Ever wear your hunting clothes into the local grill to grab a bite for lunch?

Smells from foods and fryers are some of the easiest to pick up and will saturate your clothes as badly as smoke. Similar mistakes include pumping gas in your camo and even walking into a convenience store since many of these stores offer fried foods such as chicken. It doesn’t take anything more than stepping in the door of such places for a split second to ruin the hunt.

Careful attention should be continued when you arrive on your hunting grounds, whether you’re hunting that day or not. Once you’ve found the perfect spot for your tree stand, it’s important to study the layout of the land to find entry and exit points for specific winds. If even the slightest breeze is going to carry your scent toward the deer’s bedding areas or the food source they’ll be traveling from, you’re wasting your time.

Use scent elimination sprays well before going into the woods and pay close attention to your boots and pant legs that will come in contact with the ground and tall vegetation as you make your way to your spot. Otherwise you’re sure to transfer numerous unnatural smells along your path and these will make a mature buck do a 180 degree turn and head back the other way.

There is also a way to take advantage of the scent killing benefits of ozone while you’re sitting in the tree.

Ozonics scent eliminators were introduced a couple years ago to much skepticism. The battery operated device was said to eliminate a deer’s ability to smell you by placing a curtain of ozone between the hunter and his prey. I thought that was ridiculous. But the joke just might be on me.

I discussed Ozonics with Russell Thornberry, famed outdoor writer and founding editor of Buckmasters magazine. He’s been using field ozone generators for a while and is convinced of their effectiveness.
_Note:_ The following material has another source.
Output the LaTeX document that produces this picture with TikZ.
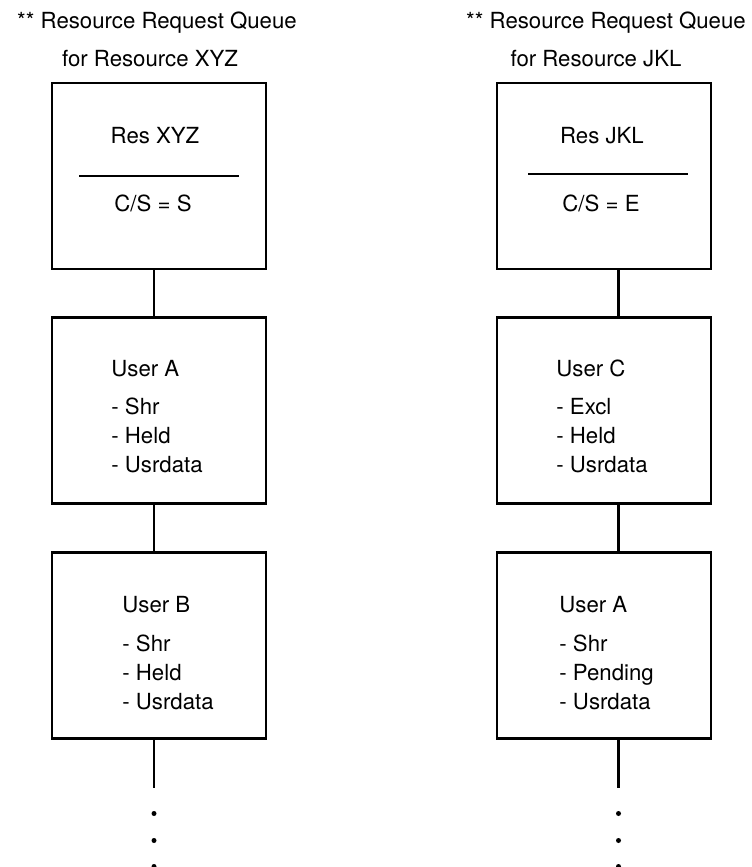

“Ozonics differs dramatically from all other scent elimination systems in that it doesn’t attempt to subdue or contain scent molecules on the person,” he said. “Rather, it eliminates the airborne scent molecules as they drift downwind of the hunter through the use of ozone molecules, which neutralize scent molecules upon contact.”

Russell said he has been using Ozonics for the past two bow seasons and it has enabled him to hunt from locations, which, because of wind direction, he would never have attempted before.

“Two of the last three bucks I’ve arrowed were directly downwind of me from 15 to 25 yards, respectively,” he added. “They were both older, fully mature bucks with one scoring in the high 180s.”

I’ll soon be giving these units a hard look as I continue my obsession with finding every advantage available.

The biggest lesson any deer hunter must learn in regards to human odors or other unnatural scent is any and all efforts that can be made to eliminate them should be made before entering the woods. Period.